6. Comparisons to Classical and Hybrid TSDF Methods
Neural implicit TSDFs offer several advantages over classical TSDF fusion:
- Continuous, grid-free geometric representation and arbitrary spatial queries (Fayolle, 2021, Li et al., 2022).
- Memory efficiency and scalable scene encoding via compact neural architectures or sparse embeddings (Li et al., 2024, Huang et al., 2020).
- Enhanced surface smoothness, differentiable queries, and globally consistent reconstructions across large and complex environments.
- Integrated handling of noise, missing data, and uncertainty through deep priors, attention, and uncertainty modeling (Huang et al., 2020, Hu et al., 2023).
- Natural compatibility with neural volume rendering and multi-modal mapping pipelines.
However, limitations persist, including computational cost per query (inference proportional to network depth), global reoptimization requirements when assimilating new data, and occasional challenges in representing very fine or highly intricate structures without network scaling or partitioning (Fayolle, 2021, Li et al., 2022).

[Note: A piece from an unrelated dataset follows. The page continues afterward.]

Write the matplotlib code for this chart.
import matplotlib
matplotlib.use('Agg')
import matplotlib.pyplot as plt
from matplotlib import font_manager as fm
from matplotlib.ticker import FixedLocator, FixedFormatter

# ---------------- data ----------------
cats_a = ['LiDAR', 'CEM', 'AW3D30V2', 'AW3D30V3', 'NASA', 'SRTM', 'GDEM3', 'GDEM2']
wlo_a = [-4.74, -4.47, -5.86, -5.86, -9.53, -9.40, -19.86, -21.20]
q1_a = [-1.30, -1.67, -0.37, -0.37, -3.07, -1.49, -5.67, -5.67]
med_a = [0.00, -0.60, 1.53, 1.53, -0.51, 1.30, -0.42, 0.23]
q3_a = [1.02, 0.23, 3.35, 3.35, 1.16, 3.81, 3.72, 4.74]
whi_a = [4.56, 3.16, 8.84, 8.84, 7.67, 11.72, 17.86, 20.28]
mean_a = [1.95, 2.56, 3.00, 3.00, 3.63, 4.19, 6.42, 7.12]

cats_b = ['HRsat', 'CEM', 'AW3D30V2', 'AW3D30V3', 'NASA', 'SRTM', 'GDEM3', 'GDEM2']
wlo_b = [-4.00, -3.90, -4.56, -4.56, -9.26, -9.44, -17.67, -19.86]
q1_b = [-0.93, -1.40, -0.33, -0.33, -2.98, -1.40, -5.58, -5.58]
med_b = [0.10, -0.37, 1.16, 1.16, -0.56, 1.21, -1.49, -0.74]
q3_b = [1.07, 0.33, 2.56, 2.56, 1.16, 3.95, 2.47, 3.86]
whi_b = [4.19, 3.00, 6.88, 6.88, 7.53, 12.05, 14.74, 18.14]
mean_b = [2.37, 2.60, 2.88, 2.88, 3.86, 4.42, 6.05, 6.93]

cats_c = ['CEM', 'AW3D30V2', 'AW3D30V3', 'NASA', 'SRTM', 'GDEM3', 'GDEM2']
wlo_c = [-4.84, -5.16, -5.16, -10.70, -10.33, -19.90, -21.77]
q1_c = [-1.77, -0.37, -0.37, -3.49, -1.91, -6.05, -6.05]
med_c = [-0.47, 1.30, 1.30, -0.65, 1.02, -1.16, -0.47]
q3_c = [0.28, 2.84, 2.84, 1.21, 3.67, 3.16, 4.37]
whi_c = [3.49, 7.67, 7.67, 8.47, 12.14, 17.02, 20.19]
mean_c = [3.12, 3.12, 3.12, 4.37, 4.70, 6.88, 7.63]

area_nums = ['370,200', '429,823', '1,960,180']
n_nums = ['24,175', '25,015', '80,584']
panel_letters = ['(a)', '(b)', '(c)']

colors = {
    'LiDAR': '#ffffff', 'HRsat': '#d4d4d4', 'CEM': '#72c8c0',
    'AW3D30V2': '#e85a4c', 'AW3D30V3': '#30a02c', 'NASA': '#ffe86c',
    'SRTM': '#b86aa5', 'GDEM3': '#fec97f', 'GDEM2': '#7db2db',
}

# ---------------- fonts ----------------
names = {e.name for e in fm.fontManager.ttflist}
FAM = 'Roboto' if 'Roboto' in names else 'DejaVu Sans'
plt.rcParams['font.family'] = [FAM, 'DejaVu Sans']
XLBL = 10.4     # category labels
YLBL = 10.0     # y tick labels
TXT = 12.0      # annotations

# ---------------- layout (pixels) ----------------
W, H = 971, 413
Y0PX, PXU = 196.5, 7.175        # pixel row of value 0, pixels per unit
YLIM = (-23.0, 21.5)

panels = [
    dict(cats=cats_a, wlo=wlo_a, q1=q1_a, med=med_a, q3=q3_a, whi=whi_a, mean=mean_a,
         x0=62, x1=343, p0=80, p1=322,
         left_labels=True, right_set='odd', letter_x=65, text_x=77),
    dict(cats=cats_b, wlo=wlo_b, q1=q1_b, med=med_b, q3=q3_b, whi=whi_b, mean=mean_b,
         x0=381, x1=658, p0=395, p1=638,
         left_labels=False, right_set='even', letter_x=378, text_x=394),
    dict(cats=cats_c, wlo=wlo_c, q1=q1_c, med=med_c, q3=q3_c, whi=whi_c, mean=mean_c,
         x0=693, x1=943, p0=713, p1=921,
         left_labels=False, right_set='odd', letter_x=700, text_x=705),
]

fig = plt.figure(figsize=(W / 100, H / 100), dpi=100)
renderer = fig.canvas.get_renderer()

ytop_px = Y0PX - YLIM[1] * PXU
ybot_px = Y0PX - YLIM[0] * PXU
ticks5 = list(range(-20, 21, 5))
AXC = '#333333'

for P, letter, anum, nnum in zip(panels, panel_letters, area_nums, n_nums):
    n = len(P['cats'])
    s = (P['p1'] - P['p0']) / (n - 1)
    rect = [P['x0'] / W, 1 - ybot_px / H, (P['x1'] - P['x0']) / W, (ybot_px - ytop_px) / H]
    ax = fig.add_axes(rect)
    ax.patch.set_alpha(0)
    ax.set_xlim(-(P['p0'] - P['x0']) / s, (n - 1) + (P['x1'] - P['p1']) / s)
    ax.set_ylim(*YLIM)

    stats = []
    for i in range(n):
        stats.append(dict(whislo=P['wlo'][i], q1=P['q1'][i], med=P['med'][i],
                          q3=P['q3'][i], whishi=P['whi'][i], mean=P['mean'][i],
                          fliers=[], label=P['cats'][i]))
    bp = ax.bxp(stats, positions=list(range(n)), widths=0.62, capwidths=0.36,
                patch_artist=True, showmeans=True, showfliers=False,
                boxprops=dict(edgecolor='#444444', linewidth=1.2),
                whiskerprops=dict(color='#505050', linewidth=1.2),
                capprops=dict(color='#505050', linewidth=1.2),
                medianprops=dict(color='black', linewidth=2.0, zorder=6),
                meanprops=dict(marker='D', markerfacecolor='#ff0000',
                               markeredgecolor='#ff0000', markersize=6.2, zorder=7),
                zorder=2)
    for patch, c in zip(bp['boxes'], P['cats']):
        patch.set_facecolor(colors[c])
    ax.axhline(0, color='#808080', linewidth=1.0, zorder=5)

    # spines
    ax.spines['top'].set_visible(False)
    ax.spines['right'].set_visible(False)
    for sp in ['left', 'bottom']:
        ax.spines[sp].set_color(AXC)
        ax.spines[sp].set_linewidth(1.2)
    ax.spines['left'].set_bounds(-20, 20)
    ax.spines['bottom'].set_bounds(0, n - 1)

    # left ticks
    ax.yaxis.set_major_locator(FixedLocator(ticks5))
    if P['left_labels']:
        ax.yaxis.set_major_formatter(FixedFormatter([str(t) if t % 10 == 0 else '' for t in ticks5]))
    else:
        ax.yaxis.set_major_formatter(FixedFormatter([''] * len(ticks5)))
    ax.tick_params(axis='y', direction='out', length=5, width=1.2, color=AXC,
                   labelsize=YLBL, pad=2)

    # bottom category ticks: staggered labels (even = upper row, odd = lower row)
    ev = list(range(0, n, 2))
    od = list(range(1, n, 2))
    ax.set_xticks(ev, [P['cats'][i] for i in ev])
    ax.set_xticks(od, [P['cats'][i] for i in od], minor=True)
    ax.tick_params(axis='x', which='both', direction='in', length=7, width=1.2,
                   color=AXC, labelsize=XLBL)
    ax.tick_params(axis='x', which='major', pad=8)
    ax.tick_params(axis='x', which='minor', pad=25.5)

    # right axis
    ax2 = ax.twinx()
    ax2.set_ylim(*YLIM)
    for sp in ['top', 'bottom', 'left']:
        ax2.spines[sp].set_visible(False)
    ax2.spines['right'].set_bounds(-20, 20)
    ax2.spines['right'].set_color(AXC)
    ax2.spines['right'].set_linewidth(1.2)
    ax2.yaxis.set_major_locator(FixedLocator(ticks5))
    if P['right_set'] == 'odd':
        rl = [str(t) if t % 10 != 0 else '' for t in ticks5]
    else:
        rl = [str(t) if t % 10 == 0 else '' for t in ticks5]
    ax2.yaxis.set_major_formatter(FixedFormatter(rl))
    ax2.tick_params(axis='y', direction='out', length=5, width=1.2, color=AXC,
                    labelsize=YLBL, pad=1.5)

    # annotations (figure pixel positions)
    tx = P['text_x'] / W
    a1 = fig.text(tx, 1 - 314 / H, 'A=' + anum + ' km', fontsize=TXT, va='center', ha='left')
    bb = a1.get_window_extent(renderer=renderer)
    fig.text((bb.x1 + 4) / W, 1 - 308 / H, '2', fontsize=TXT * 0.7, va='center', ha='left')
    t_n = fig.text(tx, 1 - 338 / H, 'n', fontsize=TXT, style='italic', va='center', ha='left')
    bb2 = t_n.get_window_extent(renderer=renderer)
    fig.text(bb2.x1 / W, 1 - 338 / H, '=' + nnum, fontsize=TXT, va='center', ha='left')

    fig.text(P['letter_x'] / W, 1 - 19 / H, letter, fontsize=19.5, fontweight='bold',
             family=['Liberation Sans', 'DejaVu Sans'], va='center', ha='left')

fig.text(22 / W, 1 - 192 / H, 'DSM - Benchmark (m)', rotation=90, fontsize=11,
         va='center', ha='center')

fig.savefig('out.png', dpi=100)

Hybrid approaches leverage best-practice combinations: e.g., using classical TSDFs as priors (for initialization, attention, or supervision), localized neural decoders for high detail, and adaptive sampling for efficient rendering (Hu et al., 2023, Lee et al., 2023).
7. Implementation Practices and Empirical Results
Recent literature establishes reproducible pipelines and best practices for neural implicit TSDF systems:
- Batch sizes from 4k–16k points per step; networks of 8 hidden layers, 256–512 width (Fayolle, 2021, Li et al., 2022).
- Importance sampling concentrated near the zero-level set, with stratified far-field samples for regularization (Fayolle, 2021, Zhang et al., 2021).
- Use of geometric initialization (e.g., bias towards positive/negative constant TSDFs) and strong eikonal regularization (Fayolle, 2021).
- Bi-level or sliding-window fusion schedules for online scenarios (Li et al., 2022, Huang et al., 2020).
- Architectural extensions to handle motion blur (per-frame intrinsic refinement), pose noise, and global context via feature-planes and cross-attention (Lee et al., 2023, Zhu et al., 2023).
Empirical studies across Replica, ScanNet, DTU, and TUM datasets show neural implicit TSDFs outperform classical volumetric and surfel fusion in geometry, semantic, and tracking metrics, achieving robust map completion, improved detail recovery, and lower memory/compute overhead (Zhang et al., 2021, Min et al., 2023, Li et al., 2024). Ablation studies consistently demonstrate the benefit of TSDF priors (fusion or pretraining), attention mechanisms, and multi-level feature integration (Hu et al., 2023, Lee et al., 2023).
Neural implicit TSDFs have unified and substantially advanced the fields of geometric reconstruction, neural rendering, and SLAM. Ongoing research is refining fusion strategies, sampling regimes, and the integration of semantic/appearance modalities, with a strong trend toward fully differentiable, memory-efficient, and multi-modal continuous scene representations.